Frontline associates handle a constant flow of conversations every day, from checking stock and answering customer questions to coordinating tasks. And most of these exchanges are on traditional voice tools like 2-way radios and paging systems, meaning these exchanges disappear the moment they’re spoken. Hidden inside this voice traffic is incredibly valuable data that, when used to build small language models (SLMs), can power AI tools that truly understand how the store runs and support associates in real time.
Most people are familiar with large language models like ChatGPT, Gemini, or Claude. These systems are trained on massive amounts of data and can answer questions on almost any topic. While powerful, they require heavy computing power and aren’t designed with specific industries in mind.
A small language model is trained on a narrower, domain-specific dataset, which makes it faster, less expensive, and more relevant to the environment it’s built for.
Instead of trying to know everything, a SLM focuses on knowing your business.

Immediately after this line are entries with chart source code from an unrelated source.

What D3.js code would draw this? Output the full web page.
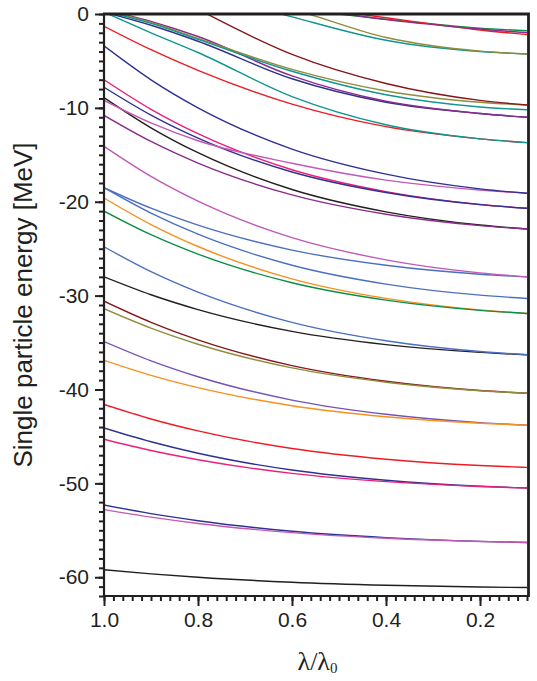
<!DOCTYPE html>
<html>
<head>
<meta charset="utf-8">
<script src="https://cdn.jsdelivr.net/npm/d3@7"></script>
<style>
  body { margin: 0; background: #fff; }
  text { font-family: Arial, "Liberation Sans", sans-serif; fill: #231f20; }
</style>
</head>
<body>
<div class="chart"></div>
<script>
const WIDTH = 537;
const HEIGHT = 681;
const MARGIN = {TOP: 14, BOTTOM: 85, RIGHT: 10, LEFT: 104};
const innerWidth = WIDTH - MARGIN.LEFT - MARGIN.RIGHT;
const innerHeight = HEIGHT - MARGIN.TOP - MARGIN.BOTTOM;

// deformation parameter lambda/lambda0 where energies were read
const lambdaVals = [1.0, 0.9, 0.8, 0.6, 0.4, 0.2, 0.1];

// single particle energies (MeV), one row per level
const energyLevels = [
  [-59.2, -59.64, -60.0, -60.53, -60.85, -61.04, -61.1],
  [-52.3, -53.22, -53.98, -55.1, -55.78, -56.18, -56.3],
  [-52.8, -53.6, -54.27, -55.25, -55.85, -56.2, -56.3],
  [-44.1, -45.57, -46.79, -48.58, -49.67, -50.31, -50.5],
  [-45.3, -46.5, -47.48, -48.94, -49.82, -50.34, -50.5],
  [-41.6, -43.14, -44.41, -46.29, -47.43, -48.1, -48.3],
  [-34.9, -36.95, -38.64, -41.13, -42.64, -43.53, -43.8],
  [-36.9, -38.49, -39.8, -41.73, -42.9, -43.59, -43.8],
  [-30.6, -32.85, -34.72, -37.46, -39.13, -40.11, -40.4],
  [-31.4, -33.47, -35.18, -37.7, -39.23, -40.13, -40.4],
  [-28.0, -29.91, -31.49, -33.81, -35.22, -36.05, -36.3],
  [-24.8, -27.45, -29.63, -32.85, -34.81, -35.96, -36.3],
  [-19.6, -22.43, -24.77, -28.21, -30.3, -31.53, -31.9],
  [-21.0, -23.51, -25.58, -28.63, -30.48, -31.57, -31.9],
  [-18.5, -21.21, -23.46, -26.76, -28.77, -29.95, -30.3],
  [-18.5, -20.69, -22.49, -25.15, -26.77, -27.72, -28.0],
  [-14.1, -17.3, -19.94, -23.83, -26.19, -27.58, -28.0],
  [-8.9, -12.12, -14.78, -18.7, -21.08, -22.48, -22.9],
  [-10.8, -13.58, -15.88, -19.27, -21.33, -22.54, -22.9],
  [-7.0, -10.15, -12.75, -16.59, -18.92, -20.29, -20.7],
  [-7.8, -10.77, -13.22, -16.83, -19.02, -20.31, -20.7],
  [-9.2, -11.6, -13.5, -15.9, -17.7, -18.75, -19.1],
  [-3.4, -7.01, -9.99, -14.39, -17.06, -18.63, -19.1],
  [-1.3, -3.8, -6.0, -9.6, -12.0, -13.3, -13.7],
  [0.2, -2.0, -4.1, -8.8, -11.8, -13.3, -13.7],
  [0.2, -1.2, -2.9, -6.9, -9.4, -10.6, -11.0],
  [0.5, -0.8, -2.4, -6.6, -9.3, -10.6, -11.0],
  [0.4, -0.9, -2.6, -5.9, -8.2, -9.4, -9.7],
  [0.3, -1.0, -2.7, -6.1, -8.6, -9.9, -10.2],
  [6.0, 3.2, 0.5, -4.3, -7.4, -9.2, -9.7],
  [5.0, 3.7, 2.5, -0.3, -2.8, -4.0, -4.26],
  [5.5, 4.0, 2.6, 0.5, -2.5, -3.95, -4.26],
  [4.0, 3.1, 2.2, 0.6, -0.55, -1.5, -1.78],
  [4.5, 3.5, 2.6, 1.0, -0.4, -1.7, -2.2],
  [4.0, 3.1, 2.2, 0.8, -0.6, -1.6, -2.0]
];

const levelColors = [
  '#231f20', '#2e3192', '#c259b5', '#2e3192', '#ec1e79', '#ed1c24',
  '#7453b5', '#f7901e', '#861719', '#8f8c3c', '#231f20', '#4c6fc1',
  '#f7901e', '#0c8e48', '#4c6fc1', '#4c6fc1', '#c259b5', '#231f20',
  '#8a2c8c', '#ec1e79', '#2e3192', '#c259b5', '#2e3192', '#ed1c24',
  '#10958f', '#2e3192', '#8a2c8c', '#8f8c3c', '#10958f', '#861719',
  '#10958f', '#8f8c3c', '#0c8e48', '#ed1c24', '#8a2c8c'
];

const xMajor = [1.0, 0.8, 0.6, 0.4, 0.2];
const yMajor = [0, -10, -20, -30, -40, -50, -60];

var xScale = d3.scaleLinear().range([0, innerWidth]).domain([1.0, 0.1]);
var yScale = d3.scaleLinear().range([innerHeight, 0]).domain([-62, 0]);

var svg = d3.select('.chart').append('svg')
    .attr('width', WIDTH)
    .attr('height', HEIGHT);

var mainGroup = svg.append('g')
    .attr('transform', 'translate(' + MARGIN.LEFT + ',' + MARGIN.TOP + ')');

mainGroup.append('clipPath').attr('id', 'plotClip')
  .append('rect')
    .attr('width', innerWidth)
    .attr('height', innerHeight);

var line = d3.line()
    .x(function (d) { return xScale(d[0]); })
    .y(function (d) { return yScale(d[1]); })
    .curve(d3.curveMonotoneX);

mainGroup.append('g')
    .attr('clip-path', 'url(#plotClip)')
  .selectAll('path')
  .data(energyLevels)
  .enter().append('path')
    .attr('d', function (row) { return line(row.map(function (e, i) { return [lambdaVals[i], e]; })); })
    .attr('fill', 'none')
    .attr('stroke', function (row, i) { return levelColors[i]; })
    .attr('stroke-width', 1.4);

// minor ticks: every 0.02 on x, every 1 MeV on y
var xMinor = d3.range(5, 51).map(function (v) { return v / 50; });
var yMinor = d3.range(-62, 1);

var xMinorG = mainGroup.append('g')
    .attr('transform', 'translate(0,' + innerHeight + ')')
    .call(d3.axisBottom(xScale).tickValues(xMinor).tickSize(5).tickFormat(''));
var yMinorG = mainGroup.append('g')
    .call(d3.axisLeft(yScale).tickValues(yMinor).tickSize(5).tickFormat(''));
xMinorG.selectAll('text').remove();
yMinorG.selectAll('text').remove();

var xAxisG = mainGroup.append('g')
    .attr('transform', 'translate(0,' + innerHeight + ')')
    .call(d3.axisBottom(xScale).tickValues(xMajor).tickSize(10).tickPadding(6)
      .tickFormat(function (d) { return d.toFixed(1); }));
var yAxisG = mainGroup.append('g')
    .call(d3.axisLeft(yScale).tickValues(yMajor).tickSize(9).tickPadding(6)
      .tickFormat(function (d) { return String(d); }));

mainGroup.selectAll('.domain').remove();
mainGroup.selectAll('.tick line')
    .attr('stroke', '#231f20')
    .attr('stroke-width', 2);
mainGroup.selectAll('.tick text')
    .style('font-size', '21px')
    .attr('fill', '#231f20');

// frame
mainGroup.append('path')
    .attr('d', 'M0,' + (innerHeight + 1) + 'V-1')
    .attr('stroke', '#231f20').attr('stroke-width', 2.2);
mainGroup.append('path')
    .attr('d', 'M-1,' + innerHeight + 'H' + (innerWidth + 1.5))
    .attr('stroke', '#231f20').attr('stroke-width', 2.2);
mainGroup.append('path')
    .attr('d', 'M-1,0H' + (innerWidth + 1.5) + 'V' + (innerHeight + 1))
    .attr('fill', 'none')
    .attr('stroke', '#231f20').attr('stroke-width', 2.8);

// axis titles
svg.append('text')
    .attr('transform', 'translate(32,' + (MARGIN.TOP + innerHeight / 2) + ') rotate(-90)')
    .attr('text-anchor', 'middle')
    .style('font-size', '26px')
    .text('Single particle energy [MeV]');

var xTitle = svg.append('text')
    .attr('x', MARGIN.LEFT + innerWidth / 2 + 2)
    .attr('y', 670)
    .attr('text-anchor', 'middle')
    .style('font-family', '"Liberation Serif", "DejaVu Serif", serif')
    .style('font-size', '26px');
xTitle.append('tspan').text('λ/λ');
xTitle.append('tspan').attr('dy', 3).style('font-size', '15px').text('0');
</script>
</body>
</html>
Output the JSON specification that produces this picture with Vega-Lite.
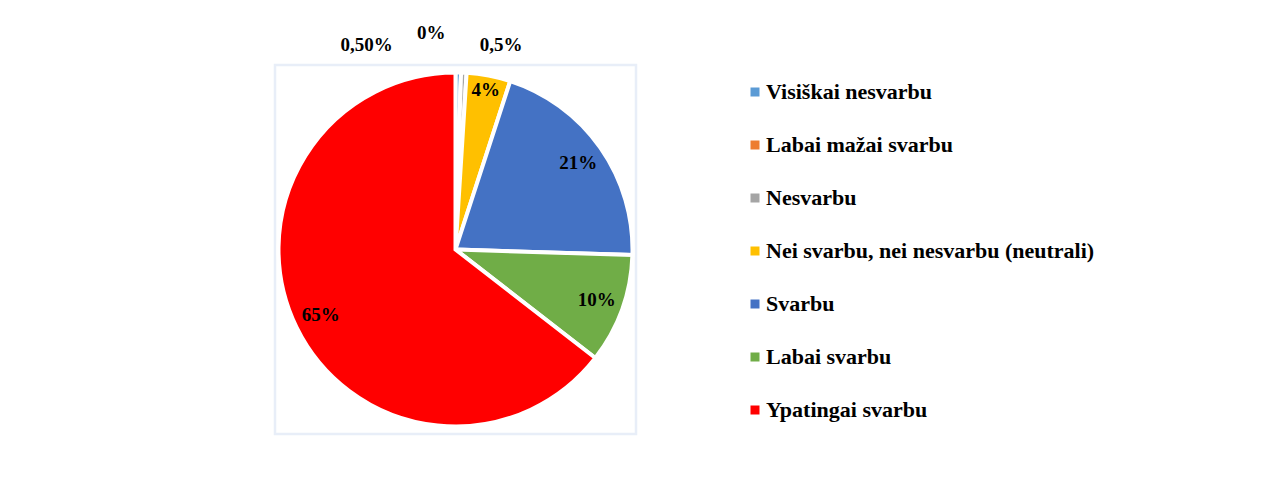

Frontline voice traffic captures the interactions that define daily store life. A quick price check, a call for assistance, or a request for stock may seem routine, but together they reveal clear patterns: what customers ask most, where associates need help, and how work moves across the floor.
An average retail associate handles over 80 verbal interactions per shift. Multiply that across hundreds of stores and thousands of associates, and you get a powerful dataset representing real operations. That data trains a SLM to respond accurately while learning the retailer’s own language, product references, and workflows. The result is an AI agent that speaks the store’s language and supports associates in real time whether answering questions, guiding processes, or helping operations run more smoothly.
To bring a SLM to life, retailers need reliable ways to capture and organize voice traffic, along with strong data governance to ensure privacy.
SYNQ’s voice AI suite provides that foundation. By capturing, routing, and managing conversations across radios and paging systems, it transforms everyday chatter into structured, actionable data. That data can then fuel a small language model, helping retailers move from using generic AI to building their own specialized tools tailored to the realities of their stores.
Frontline conversations have always been part of running a store, but with the right tools, they can become something more: training data for smarter, faster operations.
By building small language models from voice traffic, retailers unlock efficiency, accuracy, and store-specific intelligence. The next wave of retail AI won’t come from generic platforms. It will grow from the conversations already happening on the sales floor.